Typically used in international trade, this document allows entrepreneurs to guarantee payment to suppliers in other countries. The document substitutes the bank’s credit for the entrepreneur’s up to a set amount for a specified period of time.
9. Unsecured business credit cards.
With a solid enough business credit score, your business can qualify for credit cards in the name of the business with no SSN required on the application. That means, no personal credit check or guarantee.
Let’s be clear, with this option, you don’t need to speak to a lender, you’ll be working directly with the credit card company.
The upside of this option is that you can expect to get introductory rates on these cards as low as 0%. Sounds good right?
Here’s the catch: You need to have an excellent business credit score to qualify, and most new business owners won’t have this. If you are interested in learning how to quickly do this for your business you can check out this business credit training course.
10. Merchant advance/cash Advance.
A merchant cash advance allows a business owner who accepts credit card payments or has other payment or receivables streams to obtain an advance of the funds regularly flowing through the business’ merchant account.

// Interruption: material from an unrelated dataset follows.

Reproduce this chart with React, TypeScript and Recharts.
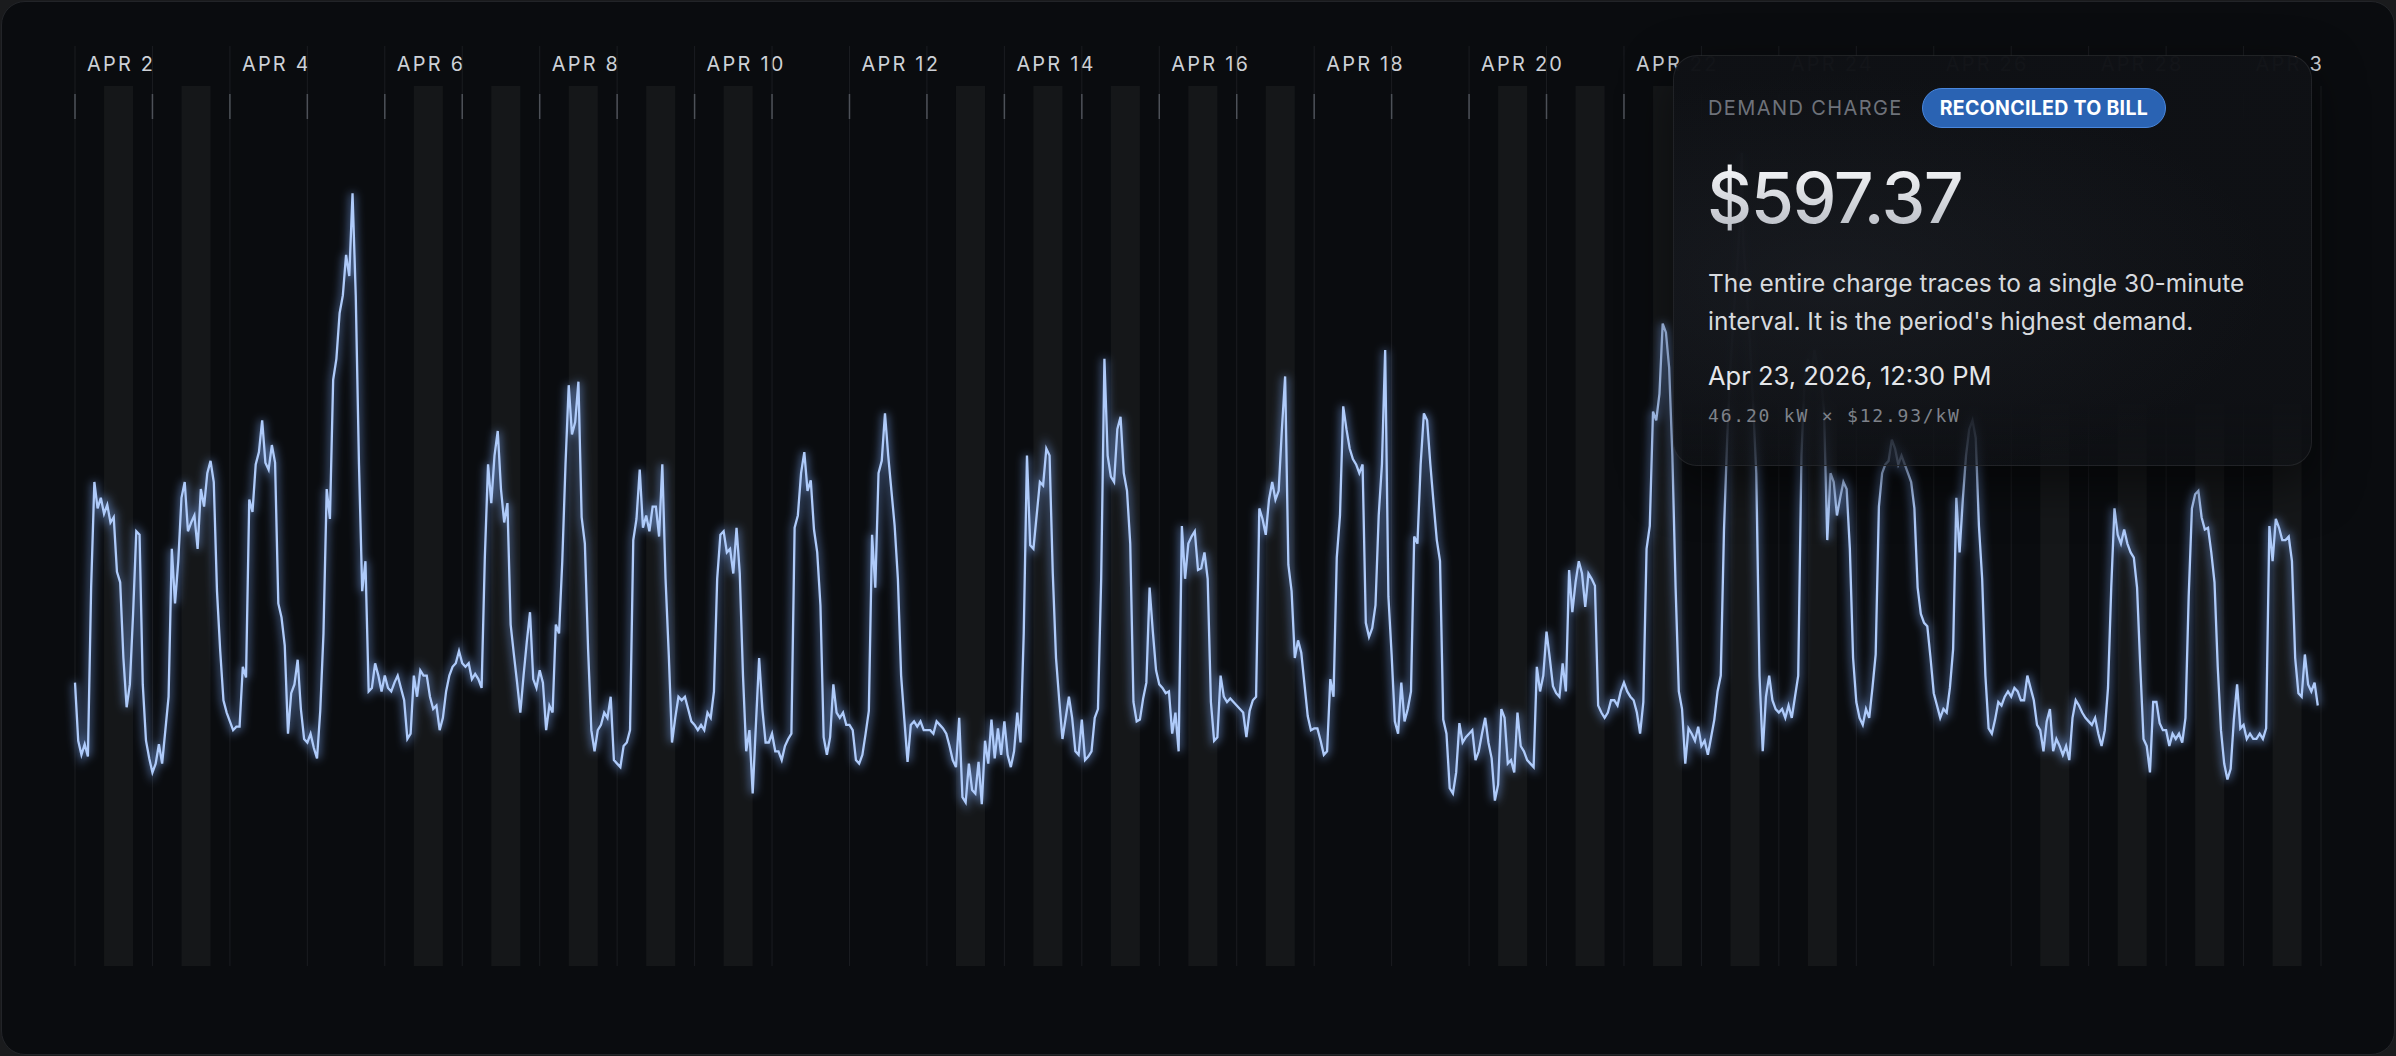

A merchant cash advance (MCA) is not a loan, but rather an advance based upon the future revenues or credit card sales of a business. A small business can apply for an MCA and have an advance deposited into its account fairly quickly.
These advances are comparatively easy to qualify for… because rates on a merchant cash advance are typically higher than other small business loan options (sometimes higher than triple digit annualized interest rates).
The term “cash advance” has no technical definition but it generally refers to short-term loans with streamlined approval processes, quick funding, and generally high interest.
Which Type of Loan is Best?
In a perfect world, you would always have enough money on hand to fund anything your business requires.
In the real world, you can’t expect this to hold true at all times. There will be situations in which you need to search for outside funding, often in the form of a loan.
Ask these questions when attempting to decide what type of loan is best for your company:
- What do you need the money for?
- How much money are you comfortable paying each month?
- What type of loan will allow you to access the funds you require at the lowest possible interest rate?
- Do you qualify for all types of business loans?
- Is now really the best time to take out a business loan?
When you compare the finer details of each type of loan, while also answering these questions, you will find it much easier to decide what to do next, and as stated above, the best resource to help you through the entire process is a lender that offers all these types of loans.
Emery Advisory Group has built network of over 2,000 lending partners and programs. Virtually every legal type of business lending available today. And since we do so much volume with these partners, our clients enjoy lower rates than are typically offered.
If you are curious to see what your business may qualify for, or just wondering what’s available, you can head over to our direct funding pre-qualification form. It takes about 5 minutes to complete and you’ll have an answer within 24 hours.
Conclusion.
It’s good to know that there are many types of business loans. This improves the likelihood of finding one that suits your company and its financial needs.